Problem to work on —
From the first line of the listing below, retype each line up to and including the one with "ax = fig.add_axes([0.1032, 0.099, 0.9087, 0.8333])"; pictures stay out.

>> Begin Source material

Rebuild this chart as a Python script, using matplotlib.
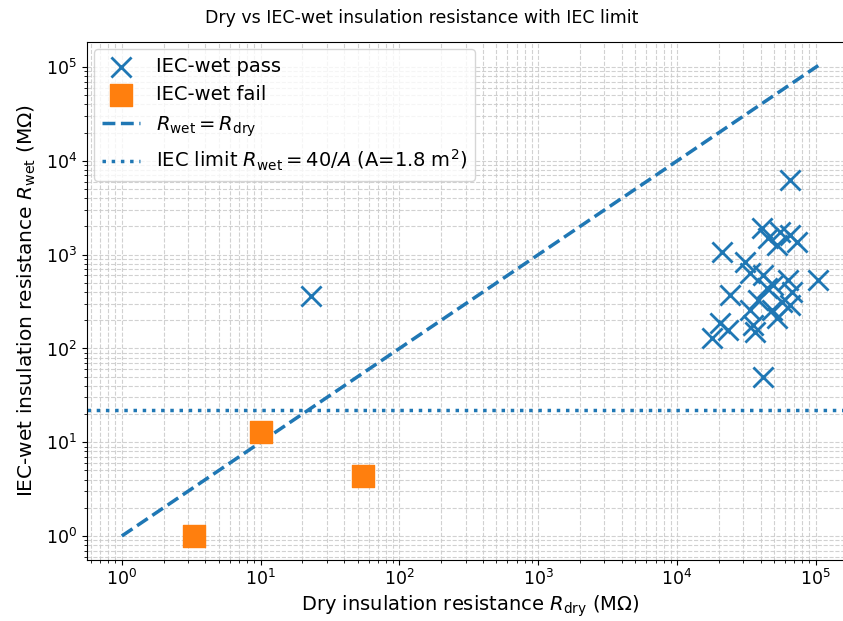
import matplotlib
matplotlib.use("Agg")
import matplotlib.pyplot as plt
import numpy as np

# dry / IEC-wet insulation resistance readings (MOhm)
pass_dry = [65500, 41100, 55400, 65500, 45400, 52700, 73500, 21100, 33700, 41800,
            49300, 63300, 104000, 24100, 44700, 38400, 57300, 67600, 33700, 48500,
            20400, 35400, 23400, 36600, 17900, 41800, 65500, 52700, 31000, 23]
pass_wet = [6240, 1920, 1740, 1620, 1500, 1270, 1360, 1070, 637, 606,
            474, 536, 536, 371, 440, 328, 313, 399, 257, 257,
            187, 177, 157, 150, 129, 49.5, 290, 211, 834, 360]

fail_dry = [3.3, 10, 55]
fail_wet = [1.0, 12.8, 4.4]

area = 1.8
iec_limit = 40 / area

fig = plt.figure(figsize=(8.43, 6.21), dpi=100)
ax = fig.add_axes([0.1032, 0.099, 0.9087, 0.8333])

ax.scatter(pass_dry, pass_wet, marker="x", s=210, linewidths=2, color="C0",
           label="IEC-wet pass", zorder=3)
ax.scatter(fail_dry, fail_wet, marker="s", s=230, color="C1",
           label="IEC-wet fail", zorder=3)

line = np.array([1, max(pass_dry)])
ax.plot(line, line, "--", color="C0", lw=2.5, label=r"$R_{\rm wet} = R_{\rm dry}$")
ax.axhline(iec_limit, ls=":", color="C0", lw=2.5,
           label=r"IEC limit $R_{\rm wet} = 40/A$ (A=%.1f m$^2$)" % area)

ax.set_xscale("log")
ax.set_yscale("log")
ax.grid(True, which="both", ls="--", lw=0.8, color="#cccccc", alpha=0.9)

ax.set_xlabel(r"Dry insulation resistance $R_{\rm dry}$ (M$\Omega$)", fontsize=14, labelpad=3)
ax.set_ylabel(r"IEC-wet insulation resistance $R_{\rm wet}$ (M$\Omega$)", fontsize=14.5, labelpad=6)
ax.tick_params(labelsize=12.5)
fig.text(0.5, 1 - 18 / 621, "Dry vs IEC-wet insulation resistance with IEC limit",
         ha="center", va="center", fontsize=12.5)

ax.legend(loc="upper left", fontsize=14, borderaxespad=0.35)

fig.savefig("out.png", dpi=100)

>> End Source material

Reply —
Rebuild this chart as a Python script, using matplotlib.
import matplotlib
matplotlib.use("Agg")
import matplotlib.pyplot as plt
import numpy as np

# dry / IEC-wet insulation resistance readings (MOhm)
pass_dry = [65500, 41100, 55400, 65500, 45400, 52700, 73500, 21100, 33700, 41800,
            49300, 63300, 104000, 24100, 44700, 38400, 57300, 67600, 33700, 48500,
            20400, 35400, 23400, 36600, 17900, 41800, 65500, 52700, 31000, 23]
pass_wet = [6240, 1920, 1740, 1620, 1500, 1270, 1360, 1070, 637, 606,
            474, 536, 536, 371, 440, 328, 313, 399, 257, 257,
            187, 177, 157, 150, 129, 49.5, 290, 211, 834, 360]

fail_dry = [3.3, 10, 55]
fail_wet = [1.0, 12.8, 4.4]

area = 1.8
iec_limit = 40 / area

fig = plt.figure(figsize=(8.43, 6.21), dpi=100)
ax = fig.add_axes([0.1032, 0.099, 0.9087, 0.8333])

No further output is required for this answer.